§ Problem to solve: Write out the records below from the first line through the line containing "(t4) at ([yshift=0.16cm]s4.center)", leaving out any pictures.

[START OF Supplied material]

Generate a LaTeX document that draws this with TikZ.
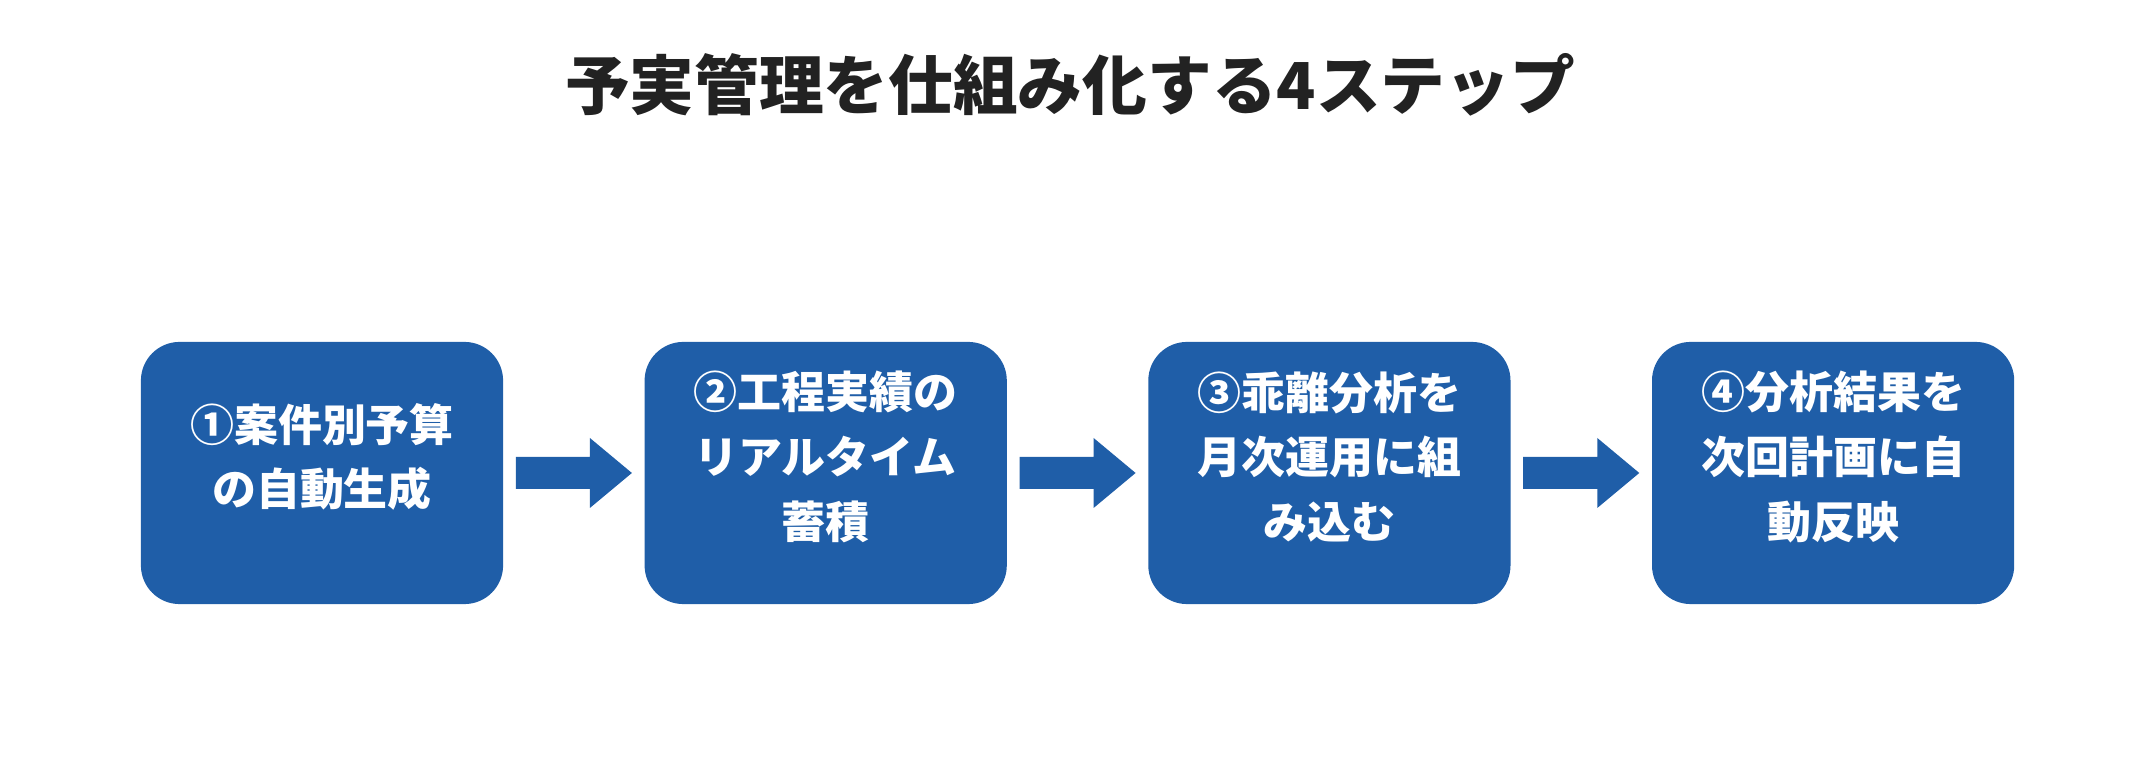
\documentclass[tikz,border=0pt]{standalone}
\usepackage{fontspec}
\setmainfont{Noto Sans CJK JP}
\usetikzlibrary{positioning,calc}
\definecolor{stepblue}{HTML}{1F5EA8}
\definecolor{titlegray}{HTML}{222222}
\tikzstyle{stepbox} = [rectangle, fill=stepblue, rounded corners=11pt, minimum width=3.62cm, minimum height=2.62cm, inner sep=0pt]
\tikzstyle{steptext} = [text=white, font=\fontsize{12.5}{18.4}\selectfont\bfseries, align=center]
\tikzstyle{flow} = [fill=stepblue, draw=none]

\begin{document}
\begin{tikzpicture}[x=0.01cm, y=-0.01cm]
	\useasboundingbox (0,0) rectangle (2140,780);
	\node[font=\fontsize{18.4}{22}\selectfont\bfseries, text=titlegray] (title) at (1070,85) {予実管理を仕組み化する4ステップ};
	
	\node[stepbox] (s1) at (322,473) {};
	\node[stepbox, right=1.40cm of s1] (s2) {};
	\node[stepbox, right=1.40cm of s2] (s3) {};
	\node[stepbox, right=1.40cm of s3] (s4) {};
	
	\node[steptext] (t1) at ([yshift=0.16cm]s1.center) {①案件別予算\\の自動生成};
	\node[steptext] (t2) at ([yshift=0.16cm]s2.center) {②工程実績の\\リアルタイム\\蓄積};
	\node[steptext] (t3) at ([yshift=0.16cm]s3.center) {③乖離分析を\\月次運用に組\\み込む};
	\node[steptext] (t4) at ([yshift=0.16cm]s4.center) {④分析結果を\\次回計画に自\\動反映};
	
	\foreach \a/\b in {s1/s2, s2/s3, s3/s4}{
		\coordinate (p) at ([xshift=0.12cm]\a.east);
		\coordinate (q) at ([xshift=-0.12cm]\b.west);
		\path[flow] ($(p)+(0,-16)$) -- ($(q)+(-42,-16)$) -- ($(q)+(-42,-35)$) -- (q) -- ($(q)+(-42,35)$) -- ($(q)+(-42,16)$) -- ($(p)+(0,16)$) -- cycle;
	}
\end{tikzpicture}
\end{document}
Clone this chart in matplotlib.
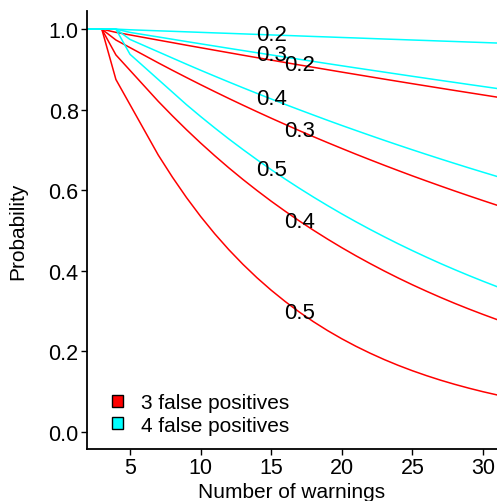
import matplotlib
matplotlib.use("Agg")
import matplotlib.pyplot as plt
from matplotlib.patches import Patch

plt.rcParams['font.family'] = ['Liberation Sans', 'DejaVu Sans']

# number of warnings
warnings = list(range(2, 32))

# 3 false positives, one curve per rate
red_02 = [1.0, 1.0, 0.992, 0.9856, 0.9792, 0.9728, 0.9665, 0.9601, 0.9539, 0.9477,
          0.9415, 0.9353, 0.9292, 0.9232, 0.9171, 0.9111, 0.9052, 0.8993, 0.8934, 0.8876,
          0.8818, 0.8760, 0.8703, 0.8646, 0.8590, 0.8534, 0.8478, 0.8423, 0.8368, 0.8313]
red_03 = [1.0, 1.0, 0.973, 0.9541, 0.9352, 0.9163, 0.8979, 0.8799, 0.8622, 0.8449,
          0.8279, 0.8113, 0.7950, 0.7790, 0.7634, 0.7480, 0.7330, 0.7183, 0.7039, 0.6897,
          0.6759, 0.6623, 0.6490, 0.6359, 0.6232, 0.6107, 0.5984, 0.5864, 0.5746, 0.5630]
red_04 = [1.0, 1.0, 0.936, 0.8976, 0.8592, 0.8208, 0.7849, 0.7504, 0.7174, 0.6859,
          0.6557, 0.6269, 0.5994, 0.5730, 0.5479, 0.5238, 0.5008, 0.4788, 0.4577, 0.4376,
          0.4184, 0.4000, 0.3824, 0.3656, 0.3496, 0.3342, 0.3195, 0.3055, 0.2921, 0.2792]
red_05 = [1.0, 1.0, 0.875, 0.8125, 0.75, 0.6875, 0.6328, 0.5820, 0.5352, 0.4922,
          0.4526, 0.4163, 0.3828, 0.3521, 0.3238, 0.2977, 0.2738, 0.2518, 0.2316, 0.2130,
          0.1959, 0.1801, 0.1656, 0.1523, 0.1401, 0.1288, 0.1185, 0.1090, 0.1002, 0.0922]

# 4 false positives
cyan_02 = [1.0, 1.0, 1.0, 0.9984, 0.9971, 0.9958, 0.9946, 0.9933, 0.9920, 0.9907,
           0.9895, 0.9882, 0.9869, 0.9856, 0.9844, 0.9831, 0.9818, 0.9806, 0.9793, 0.9781,
           0.9768, 0.9755, 0.9743, 0.9730, 0.9718, 0.9705, 0.9693, 0.9680, 0.9668, 0.9655]
cyan_03 = [1.0, 1.0, 1.0, 0.9919, 0.9862, 0.9806, 0.9749, 0.9692, 0.9636, 0.9580,
           0.9524, 0.9469, 0.9414, 0.9360, 0.9305, 0.9251, 0.9198, 0.9144, 0.9091, 0.9038,
           0.8986, 0.8934, 0.8882, 0.8830, 0.8779, 0.8728, 0.8678, 0.8627, 0.8577, 0.8527]
cyan_04 = [1.0, 1.0, 1.0, 0.9744, 0.9590, 0.9437, 0.9283, 0.9130, 0.8980, 0.8833,
           0.8688, 0.8545, 0.8405, 0.8267, 0.8131, 0.7998, 0.7867, 0.7737, 0.7610, 0.7486,
           0.7363, 0.7242, 0.7123, 0.7006, 0.6891, 0.6778, 0.6667, 0.6557, 0.6450, 0.6344]
cyan_05 = [1.0, 1.0, 1.0, 0.9375, 0.9063, 0.875, 0.8438, 0.8125, 0.7832, 0.7549,
           0.7275, 0.7012, 0.6758, 0.6513, 0.6277, 0.6050, 0.5831, 0.5620, 0.5416, 0.5220,
           0.5031, 0.4849, 0.4673, 0.4504, 0.4341, 0.4183, 0.4032, 0.3886, 0.3745, 0.3609]

rates = ['0.2', '0.3', '0.4', '0.5']
red_series = [red_02, red_03, red_04, red_05]
cyan_series = [cyan_02, cyan_03, cyan_04, cyan_05]
red_label_at = 17
cyan_label_at = 15

fig = plt.figure(figsize=(4.97, 5.02), dpi=100)
ax = fig.add_axes([0.175, 0.1036, 0.825, 0.8725])

for ys in red_series:
    ax.plot(warnings, ys, color='#FF0000', lw=1.1)
for ys in cyan_series:
    ax.plot(warnings, ys, color='#00FFFF', lw=1.1)

# rate labels sitting on the curves
for rate, ys in zip(rates, red_series):
    i = warnings.index(red_label_at)
    ax.text(red_label_at, ys[i], rate, ha='center', va='center', fontsize=16)
for rate, ys in zip(rates, cyan_series):
    i = warnings.index(cyan_label_at)
    ax.text(cyan_label_at, ys[i], rate, ha='center', va='center', fontsize=16)

ax.set_xlim(1.95, 31.0)
ax.set_ylim(-0.042, 1.045)
ax.set_xticks([5, 10, 15, 20, 25, 30])
ax.set_yticks([0.0, 0.2, 0.4, 0.6, 0.8, 1.0])
ax.set_yticklabels(['0.0', '0.2', '0.4', '0.6', '0.8', '1.0'])
ax.tick_params(labelsize=15.5, colors='black', length=4, width=1.0, pad=2)
ax.set_xlabel('Number of warnings', fontsize=15, labelpad=3)
ax.set_ylabel('Probability', fontsize=15, labelpad=15)

for side in ['top', 'right']:
    ax.spines[side].set_visible(False)
for side in ['left', 'bottom']:
    ax.spines[side].set_linewidth(1.3)

handles = [Patch(facecolor='#FF0000', edgecolor='black', lw=1.0),
           Patch(facecolor='#00FFFF', edgecolor='black', lw=1.0)]
ax.legend(handles, ['3 false positives', '4 false positives'],
          loc='lower left', bbox_to_anchor=(0.02, -0.005), frameon=False,
          fontsize=15, handlelength=0.55, handleheight=0.55,
          handletextpad=0.85, labelspacing=0.15, borderpad=0.3)

fig.savefig('out.png', dpi=100)
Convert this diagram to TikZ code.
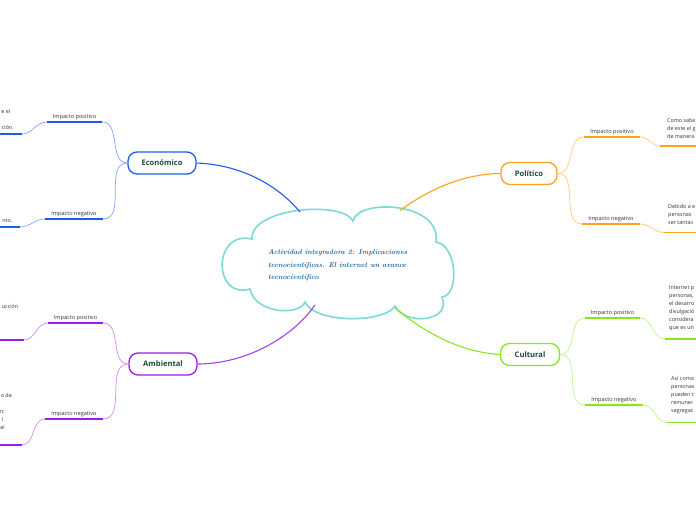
\documentclass[tikz,border=0pt]{standalone}
\usepackage{fontspec}
\setsansfont{Open Sans}
\definecolor{tc}{HTML}{1D4B3A}
\definecolor{txt}{HTML}{333333}
\definecolor{cloudc}{HTML}{7DD9D6}
\definecolor{cloudtxt}{HTML}{1966A6}
\definecolor{ecoc}{HTML}{1F5AF0}
\definecolor{ecol}{HTML}{86A4FF}
\definecolor{ambc}{HTML}{9A1EE6}
\definecolor{ambl}{HTML}{CF8CF7}
\definecolor{polc}{HTML}{FFA21A}
\definecolor{poll}{HTML}{FFCB7A}
\definecolor{culc}{HTML}{86E81A}
\definecolor{cull}{HTML}{BDF58A}
\tikzset{
  topic/.style={draw, line width=1.3pt, rounded corners=9pt, minimum height=22pt,
    font=\sffamily\bfseries\fontsize{7.6}{9}\selectfont, text=tc, fill=white, inner sep=0pt},
  lbl/.style={font=\sffamily\fontsize{5.6}{7}\selectfont, text=txt, inner xsep=0pt,
    inner ysep=2.2pt, anchor=south, text height=4.3pt, text depth=1.2pt},
  leaf/.style={font=\sffamily\fontsize{5.4}{8}\selectfont, text=txt, inner sep=0pt,
    align=left, anchor=north west},
  frag/.style={font=\sffamily\fontsize{5.4}{8}\selectfont, text=txt, inner sep=0pt, anchor=base east},
  uline/.style={line width=1.7pt},
  twig/.style={line width=0.7pt},
  mainbr/.style={line width=1.1pt},
  cloudline/.style={draw=cloudc, line width=1.6pt, fill=white},
}
\begin{document}
\begin{tikzpicture}[x=1pt,y=-1pt]
\useasboundingbox[fill=white] (0,0) rectangle (696,520);

% cloud (central idea)
\coordinate (cA) at (250,289);
\coordinate (cB) at (252,239);
\coordinate (cC) at (353,221);
\coordinate (cD) at (436,242);
\coordinate (cE) at (442,297);
\coordinate (cF) at (395,306);
\coordinate (cG) at (305,302);
\path[cloudline] (cA) .. controls (213,300) and (212,230) .. (cB)
  .. controls (250,208) and (342,200) .. (cC)
  .. controls (358,198) and (442,202) .. (cD)
  .. controls (457,245) and (460,295) .. (cE)
  .. controls (452,322) and (405,326) .. (cF)
  .. controls (385,323) and (315,324) .. (cG)
  .. controls (300,316) and (255,314) .. (cA) -- cycle;
\node[font=\itshape\bfseries\fontsize{7.1}{12.5}\selectfont, text=cloudtxt, align=left,
      anchor=north west, inner sep=0pt] (title) at (268,249.5)
  {Actividad integradora 2: Implicaciones\\tecnocientificas. El internet un avance\\tecnocientifico};

\coordinate (cEco) at (300,212);
\coordinate (cPol) at (400,210.5);
\coordinate (cAmb) at (315,305);
\coordinate (cCul) at (395,308);

% topics
\node[topic, draw=ecoc, minimum width=68pt] (eco) at (162,163) {Económico};
\node[topic, draw=ambc, minimum width=68pt] (amb) at (163,364) {Ambiental};
\node[topic, draw=polc, minimum width=56pt] (pol) at (529,173.5) {Político};
\node[topic, draw=culc, minimum width=59pt] (cul) at (530,354.5) {Cultural};

% main branches
\draw[mainbr, ecoc] (cEco) .. controls (280,188) and (245,165) .. (eco.east);
\draw[mainbr, ambc!85] (cAmb) .. controls (292,338) and (245,364) .. (amb.east);
\draw[mainbr, polc] (cPol) .. controls (428,190) and (462,174) .. (pol.west);
\draw[mainbr, culc] (cCul) .. controls (428,335) and (462,352) .. (cul.west);

% ---- Económico
\node[lbl, minimum width=55pt] (ep) at (74.5,122) {Impacto positivo};
\node[lbl, minimum width=58pt] (en) at (74,219) {Impacto negativo};
\draw[uline, ecoc] (ep.south west) -- (ep.south east);
\draw[uline, ecoc] (en.south west) -- (en.south east);
\draw[twig, ecol] (eco.west) to[out=180,in=0] (ep.south east);
\draw[twig, ecol] (eco.west) to[out=180,in=0] (en.south east);
\coordinate (ep1) at (22,134); \coordinate (ep0) at (0,134);
\coordinate (en1) at (20,227); \coordinate (en0) at (0,227);
\draw[uline, ecoc] (ep0) -- (ep1);
\draw[uline, ecoc] (en0) -- (en1);
\draw[twig, ecol] (ep.south west) to[out=180,in=0] (ep1);
\draw[twig, ecol] (en.south west) to[out=180,in=0] (en1);
\node[frag] (f1) at (10.5,113) {e el};
\node[frag] (f2) at (14,129) {ción.};
\node[frag] (f3) at (12.5,222) {nto.};

% ---- Ambiental
\node[lbl, minimum width=55pt] (ap) at (75.5,323) {Impacto positivo};
\node[lbl, minimum width=58pt] (an) at (74,419) {Impacto negativo};
\draw[uline, ambc] (ap.south west) -- (ap.south east);
\draw[uline, ambc] (an.south west) -- (an.south east);
\draw[twig, ambl] (amb.west) to[out=180,in=0] (ap.south east);
\draw[twig, ambl] (amb.west) to[out=180,in=0] (an.south east);
\coordinate (ap1) at (24,340); \coordinate (ap0) at (0,340);
\coordinate (an1) at (22,445); \coordinate (an0) at (0,445);
\draw[uline, ambc] (ap0) -- (ap1);
\draw[uline, ambc] (an0) -- (an1);
\draw[twig, ambl] (ap.south west) to[out=180,in=0] (ap1);
\draw[twig, ambl] (an.south west) to[out=180,in=0] (an1);
\node[frag] (f4) at (18.5,308) {ucción};
\node[frag] (f5) at (12,397) {o de};
\node[frag] (f6) at (5,413) {n;};
\node[frag] (f7) at (3.5,421) {l};
\node[frag] (f8) at (5,429) {el};

% ---- Político
\node[lbl, minimum width=56pt] (pp) at (612,137) {Impacto positivo};
\node[lbl, minimum width=58pt] (pn) at (611,224) {Impacto negativo};
\draw[uline, polc] (pp.south west) -- (pp.south east);
\draw[uline, polc] (pn.south west) -- (pn.south east);
\draw[twig, poll] (pol.east) to[out=0,in=180] (pp.south west);
\draw[twig, poll] (pol.east) to[out=0,in=180] (pn.south west);
\coordinate (pp1) at (660,146); \coordinate (pp0) at (696,146);
\coordinate (pn1) at (664,232.5); \coordinate (pn0) at (696,232.5);
\draw[uline, polc] (pp1) -- (pp0);
\draw[uline, polc] (pn1) -- (pn0);
\draw[twig, poll] (pp.south east) to[out=0,in=180] (pp1);
\draw[twig, poll] (pn.south east) to[out=0,in=180] (pn1);
\node[leaf] (pt1) at (667,118) {Como sabe\\de este el g\\de manera};
\node[leaf] (pt2) at (668,204) {Debido a e\\personas\\ser tantas};

% ---- Cultural
\node[lbl, minimum width=55pt] (cp) at (612.5,318) {Impacto positivo};
\node[lbl, minimum width=58pt] (cn) at (614,405) {Impacto negativo};
\draw[uline, culc] (cp.south west) -- (cp.south east);
\draw[uline, culc] (cn.south west) -- (cn.south east);
\draw[twig, cull] (cul.east) to[out=0,in=180] (cp.south west);
\draw[twig, cull] (cul.east) to[out=0,in=180] (cn.south west);
\coordinate (cp1) at (665,339); \coordinate (cp0) at (696,339);
\coordinate (cn1) at (667,422.5); \coordinate (cn0) at (696,422.5);
\draw[uline, culc] (cp1) -- (cp0);
\draw[uline, culc] (cn1) -- (cn0);
\draw[twig, cull] (cp.south east) to[out=0,in=180] (cp1);
\draw[twig, cull] (cn.south east) to[out=0,in=180] (cn1);
\node[leaf] (ct1) at (669,285) {Internet p\\personas,\\el desarro\\divulgació\\considera\\que es un};
\node[leaf] (ct2) at (671,376) {Así como\\personas\\pueden t\\remuner\\segregac};
\end{tikzpicture}
\end{document}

[END OF Supplied material]

§ Response to the exercise:
Generate a LaTeX document that draws this with TikZ.
\documentclass[tikz,border=0pt]{standalone}
\usepackage{fontspec}
\setmainfont{Noto Sans CJK JP}
\usetikzlibrary{positioning,calc}
\definecolor{stepblue}{HTML}{1F5EA8}
\definecolor{titlegray}{HTML}{222222}
\tikzstyle{stepbox} = [rectangle, fill=stepblue, rounded corners=11pt, minimum width=3.62cm, minimum height=2.62cm, inner sep=0pt]
\tikzstyle{steptext} = [text=white, font=\fontsize{12.5}{18.4}\selectfont\bfseries, align=center]
\tikzstyle{flow} = [fill=stepblue, draw=none]

\begin{document}
\begin{tikzpicture}[x=0.01cm, y=-0.01cm]
	\useasboundingbox (0,0) rectangle (2140,780);
	\node[font=\fontsize{18.4}{22}\selectfont\bfseries, text=titlegray] (title) at (1070,85) {予実管理を仕組み化する4ステップ};
	
	\node[stepbox] (s1) at (322,473) {};
	\node[stepbox, right=1.40cm of s1] (s2) {};
	\node[stepbox, right=1.40cm of s2] (s3) {};
	\node[stepbox, right=1.40cm of s3] (s4) {};
	
	\node[steptext] (t1) at ([yshift=0.16cm]s1.center) {①案件別予算\\の自動生成};
	\node[steptext] (t2) at ([yshift=0.16cm]s2.center) {②工程実績の\\リアルタイム\\蓄積};
	\node[steptext] (t3) at ([yshift=0.16cm]s3.center) {③乖離分析を\\月次運用に組\\み込む};
	\node[steptext] (t4) at ([yshift=0.16cm]s4.center) {④分析結果を\\次回計画に自\\動反映};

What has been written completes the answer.